## Stored records
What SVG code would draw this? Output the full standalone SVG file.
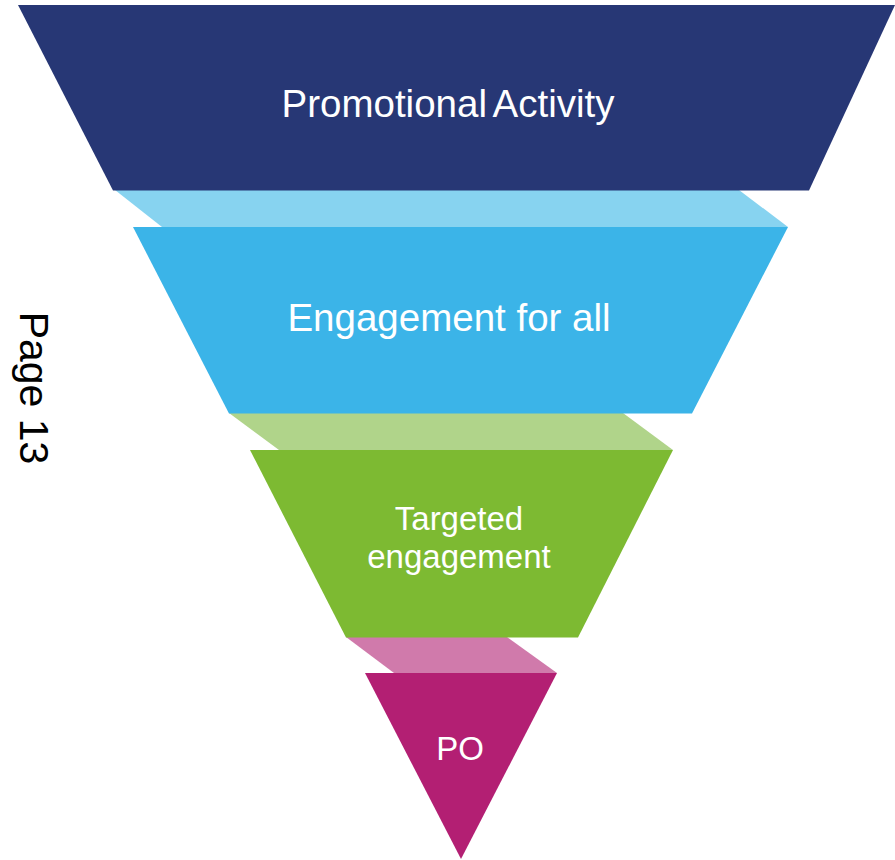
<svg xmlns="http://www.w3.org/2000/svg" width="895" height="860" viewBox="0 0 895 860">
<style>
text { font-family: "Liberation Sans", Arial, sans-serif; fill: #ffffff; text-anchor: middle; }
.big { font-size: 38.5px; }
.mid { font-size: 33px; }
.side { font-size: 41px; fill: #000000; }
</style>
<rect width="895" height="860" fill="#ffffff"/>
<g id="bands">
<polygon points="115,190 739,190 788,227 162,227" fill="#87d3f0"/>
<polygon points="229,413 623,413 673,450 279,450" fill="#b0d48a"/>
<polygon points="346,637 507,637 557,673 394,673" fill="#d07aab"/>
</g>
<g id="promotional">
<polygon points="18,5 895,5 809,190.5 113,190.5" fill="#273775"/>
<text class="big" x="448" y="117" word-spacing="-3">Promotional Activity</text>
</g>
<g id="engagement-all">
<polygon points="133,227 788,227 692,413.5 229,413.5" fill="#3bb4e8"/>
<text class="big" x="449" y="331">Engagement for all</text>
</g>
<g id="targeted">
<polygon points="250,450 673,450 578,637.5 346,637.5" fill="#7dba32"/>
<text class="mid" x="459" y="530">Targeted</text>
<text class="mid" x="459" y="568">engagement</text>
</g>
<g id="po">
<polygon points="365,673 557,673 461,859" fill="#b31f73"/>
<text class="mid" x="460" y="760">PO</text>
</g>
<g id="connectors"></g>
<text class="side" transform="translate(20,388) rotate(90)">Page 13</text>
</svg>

* * *

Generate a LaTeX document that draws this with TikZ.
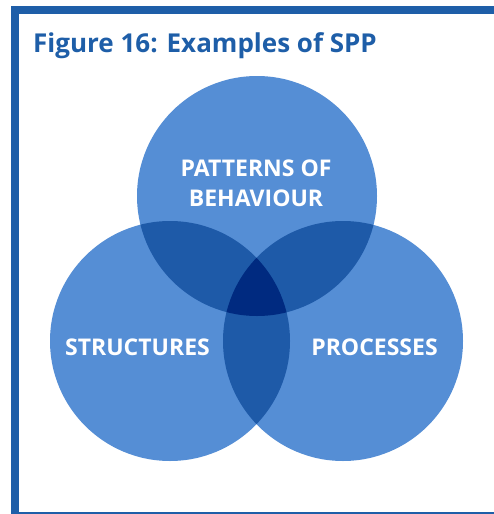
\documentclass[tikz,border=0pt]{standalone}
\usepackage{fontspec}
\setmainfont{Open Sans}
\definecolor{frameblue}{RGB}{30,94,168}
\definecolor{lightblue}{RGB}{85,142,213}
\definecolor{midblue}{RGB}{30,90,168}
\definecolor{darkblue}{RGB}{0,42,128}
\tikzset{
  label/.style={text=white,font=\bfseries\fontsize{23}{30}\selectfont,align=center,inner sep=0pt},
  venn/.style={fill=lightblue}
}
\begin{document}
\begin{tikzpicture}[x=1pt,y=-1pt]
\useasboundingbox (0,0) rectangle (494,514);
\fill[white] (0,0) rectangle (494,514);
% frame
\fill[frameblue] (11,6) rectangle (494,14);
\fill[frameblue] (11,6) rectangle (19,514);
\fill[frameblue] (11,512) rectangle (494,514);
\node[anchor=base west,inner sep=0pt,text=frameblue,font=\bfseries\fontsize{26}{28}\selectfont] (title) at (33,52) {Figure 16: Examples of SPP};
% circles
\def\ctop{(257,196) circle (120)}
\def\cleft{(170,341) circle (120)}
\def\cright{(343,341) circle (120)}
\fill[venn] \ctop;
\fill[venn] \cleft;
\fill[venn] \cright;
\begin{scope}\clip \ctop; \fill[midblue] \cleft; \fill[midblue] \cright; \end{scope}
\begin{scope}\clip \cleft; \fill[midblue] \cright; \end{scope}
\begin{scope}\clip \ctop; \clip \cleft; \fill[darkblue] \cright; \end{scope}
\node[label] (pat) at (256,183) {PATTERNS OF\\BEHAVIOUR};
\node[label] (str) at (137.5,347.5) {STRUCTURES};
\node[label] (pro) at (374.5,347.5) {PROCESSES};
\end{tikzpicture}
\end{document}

* * *

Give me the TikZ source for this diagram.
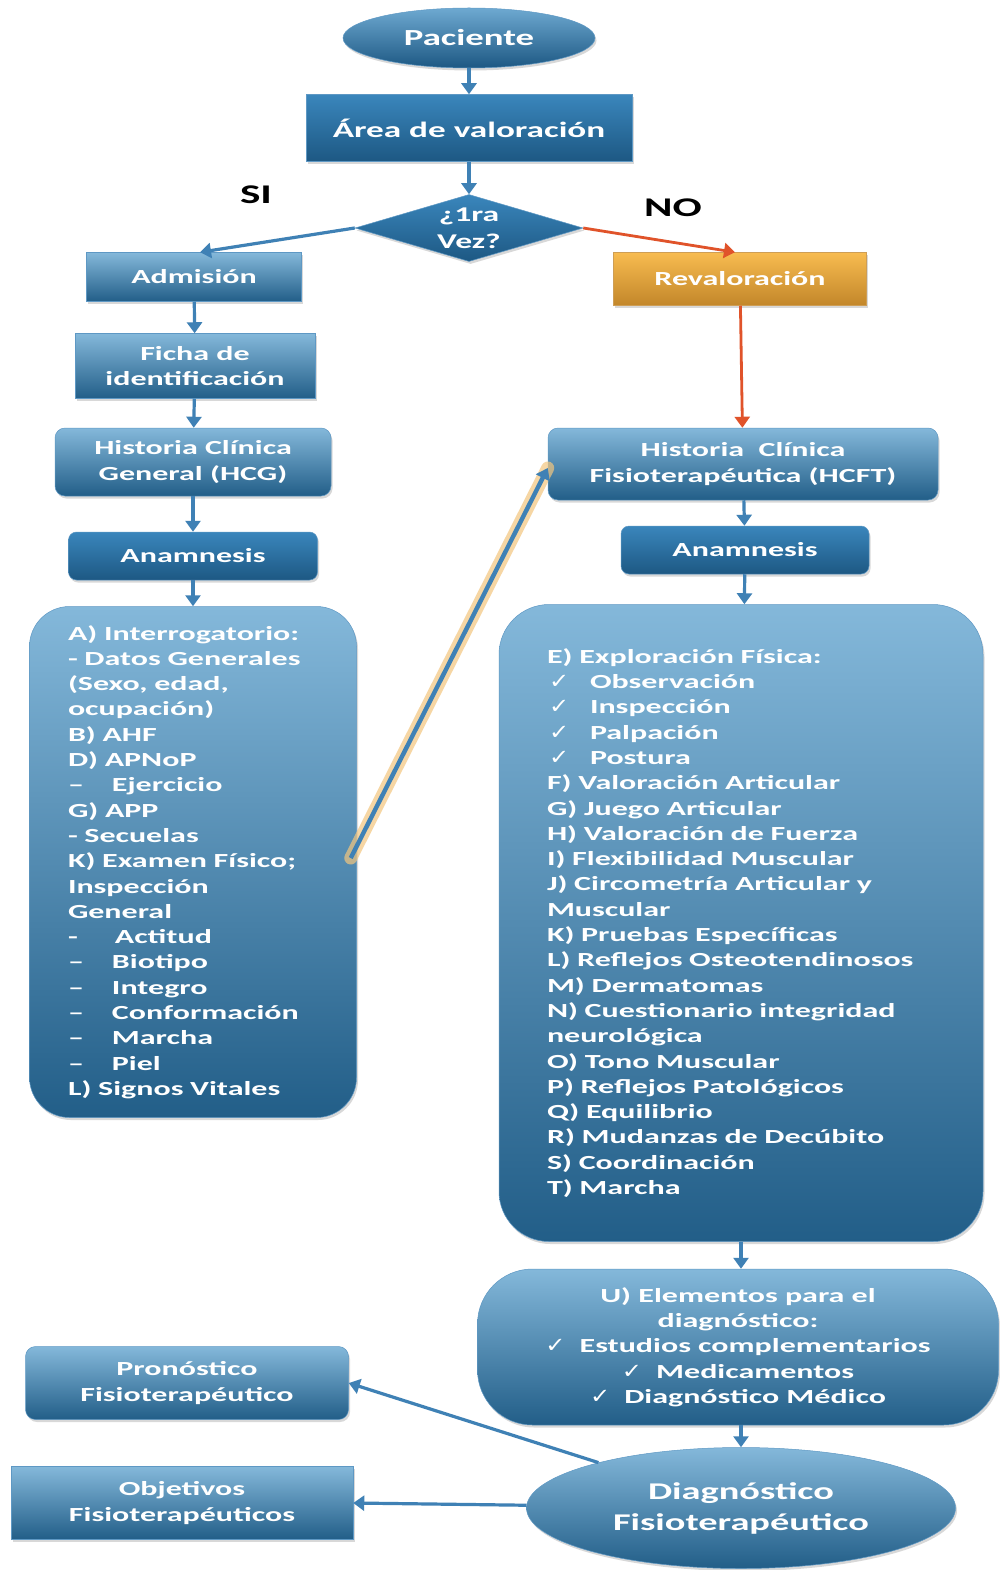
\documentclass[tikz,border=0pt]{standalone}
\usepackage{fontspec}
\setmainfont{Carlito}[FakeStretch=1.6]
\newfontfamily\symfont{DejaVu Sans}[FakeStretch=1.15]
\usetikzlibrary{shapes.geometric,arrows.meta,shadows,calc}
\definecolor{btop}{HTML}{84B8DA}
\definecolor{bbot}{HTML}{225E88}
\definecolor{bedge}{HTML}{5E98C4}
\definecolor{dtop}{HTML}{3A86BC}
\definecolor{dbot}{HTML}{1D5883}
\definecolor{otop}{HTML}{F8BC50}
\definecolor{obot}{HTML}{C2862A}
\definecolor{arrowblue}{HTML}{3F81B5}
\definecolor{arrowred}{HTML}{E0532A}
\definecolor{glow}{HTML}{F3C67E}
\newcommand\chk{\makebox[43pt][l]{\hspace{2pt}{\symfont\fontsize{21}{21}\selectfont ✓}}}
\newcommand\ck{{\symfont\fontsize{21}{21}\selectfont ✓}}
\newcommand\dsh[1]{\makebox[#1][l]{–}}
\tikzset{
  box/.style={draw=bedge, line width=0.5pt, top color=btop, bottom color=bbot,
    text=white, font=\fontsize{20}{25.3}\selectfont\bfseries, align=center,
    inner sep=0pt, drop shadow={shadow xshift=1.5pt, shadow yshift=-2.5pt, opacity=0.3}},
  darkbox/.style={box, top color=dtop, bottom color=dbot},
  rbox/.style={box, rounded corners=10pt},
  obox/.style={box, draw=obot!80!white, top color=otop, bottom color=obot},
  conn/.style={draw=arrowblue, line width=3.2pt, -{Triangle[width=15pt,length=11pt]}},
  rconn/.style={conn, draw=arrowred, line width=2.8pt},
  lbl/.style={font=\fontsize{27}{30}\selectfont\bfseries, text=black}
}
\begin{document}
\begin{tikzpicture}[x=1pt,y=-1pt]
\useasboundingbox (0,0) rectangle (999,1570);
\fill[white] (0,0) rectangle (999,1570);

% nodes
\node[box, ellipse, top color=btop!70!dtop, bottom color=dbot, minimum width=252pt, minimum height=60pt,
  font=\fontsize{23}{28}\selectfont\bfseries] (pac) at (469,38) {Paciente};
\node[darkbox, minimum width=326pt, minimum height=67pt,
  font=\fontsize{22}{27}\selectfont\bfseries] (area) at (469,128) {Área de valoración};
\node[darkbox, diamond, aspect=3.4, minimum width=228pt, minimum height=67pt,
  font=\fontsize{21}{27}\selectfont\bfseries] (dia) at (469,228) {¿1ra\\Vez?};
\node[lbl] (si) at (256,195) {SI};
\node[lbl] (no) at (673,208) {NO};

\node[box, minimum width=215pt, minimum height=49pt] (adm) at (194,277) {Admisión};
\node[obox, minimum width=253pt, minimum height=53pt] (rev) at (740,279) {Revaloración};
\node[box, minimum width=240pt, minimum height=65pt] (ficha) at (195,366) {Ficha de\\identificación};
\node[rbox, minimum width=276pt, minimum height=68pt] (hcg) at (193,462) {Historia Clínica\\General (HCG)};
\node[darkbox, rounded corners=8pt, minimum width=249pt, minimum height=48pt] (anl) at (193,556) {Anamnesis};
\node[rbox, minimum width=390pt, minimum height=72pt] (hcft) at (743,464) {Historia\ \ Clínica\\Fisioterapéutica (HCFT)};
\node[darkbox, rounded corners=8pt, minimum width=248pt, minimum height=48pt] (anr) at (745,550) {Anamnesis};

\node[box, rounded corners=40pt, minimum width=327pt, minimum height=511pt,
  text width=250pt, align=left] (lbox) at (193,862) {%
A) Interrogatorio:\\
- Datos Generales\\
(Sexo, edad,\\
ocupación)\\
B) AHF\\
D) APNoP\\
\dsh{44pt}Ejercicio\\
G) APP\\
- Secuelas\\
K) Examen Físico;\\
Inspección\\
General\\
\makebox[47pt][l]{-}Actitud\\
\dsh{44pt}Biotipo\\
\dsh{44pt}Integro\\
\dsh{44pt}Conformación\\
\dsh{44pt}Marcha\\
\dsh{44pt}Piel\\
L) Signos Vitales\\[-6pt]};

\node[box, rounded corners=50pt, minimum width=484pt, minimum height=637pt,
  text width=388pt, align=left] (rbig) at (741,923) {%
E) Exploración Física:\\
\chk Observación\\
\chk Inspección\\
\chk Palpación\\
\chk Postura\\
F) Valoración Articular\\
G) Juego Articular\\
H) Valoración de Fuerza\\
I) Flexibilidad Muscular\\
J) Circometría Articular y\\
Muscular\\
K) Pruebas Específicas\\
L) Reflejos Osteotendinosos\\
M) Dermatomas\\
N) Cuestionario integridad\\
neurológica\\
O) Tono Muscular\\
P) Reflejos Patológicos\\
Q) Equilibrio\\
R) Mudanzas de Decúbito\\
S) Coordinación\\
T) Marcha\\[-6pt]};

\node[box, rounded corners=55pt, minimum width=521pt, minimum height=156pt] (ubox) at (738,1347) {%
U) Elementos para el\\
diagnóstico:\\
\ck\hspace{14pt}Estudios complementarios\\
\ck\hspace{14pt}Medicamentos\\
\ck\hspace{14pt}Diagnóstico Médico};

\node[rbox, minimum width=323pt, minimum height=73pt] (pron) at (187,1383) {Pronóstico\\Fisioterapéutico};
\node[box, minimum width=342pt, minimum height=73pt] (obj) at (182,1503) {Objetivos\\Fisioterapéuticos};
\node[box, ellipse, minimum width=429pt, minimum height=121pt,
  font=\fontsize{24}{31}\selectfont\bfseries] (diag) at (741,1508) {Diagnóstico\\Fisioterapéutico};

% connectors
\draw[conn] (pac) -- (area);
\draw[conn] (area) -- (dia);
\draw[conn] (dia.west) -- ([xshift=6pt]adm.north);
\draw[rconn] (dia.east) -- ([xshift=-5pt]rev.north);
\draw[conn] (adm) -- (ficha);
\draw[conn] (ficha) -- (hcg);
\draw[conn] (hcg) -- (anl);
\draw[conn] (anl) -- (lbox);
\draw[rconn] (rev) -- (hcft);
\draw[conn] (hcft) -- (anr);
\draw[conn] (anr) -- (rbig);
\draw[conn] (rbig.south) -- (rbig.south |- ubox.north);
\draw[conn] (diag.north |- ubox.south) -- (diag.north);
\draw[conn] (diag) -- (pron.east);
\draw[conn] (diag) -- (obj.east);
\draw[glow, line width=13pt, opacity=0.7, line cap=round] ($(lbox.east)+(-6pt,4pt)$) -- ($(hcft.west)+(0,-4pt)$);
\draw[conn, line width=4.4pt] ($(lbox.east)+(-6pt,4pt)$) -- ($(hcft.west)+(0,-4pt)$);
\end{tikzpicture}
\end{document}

## Exercise details
What is the number of lines in the data that hold the string "this"? Answer with the number only.

## Expected answer
3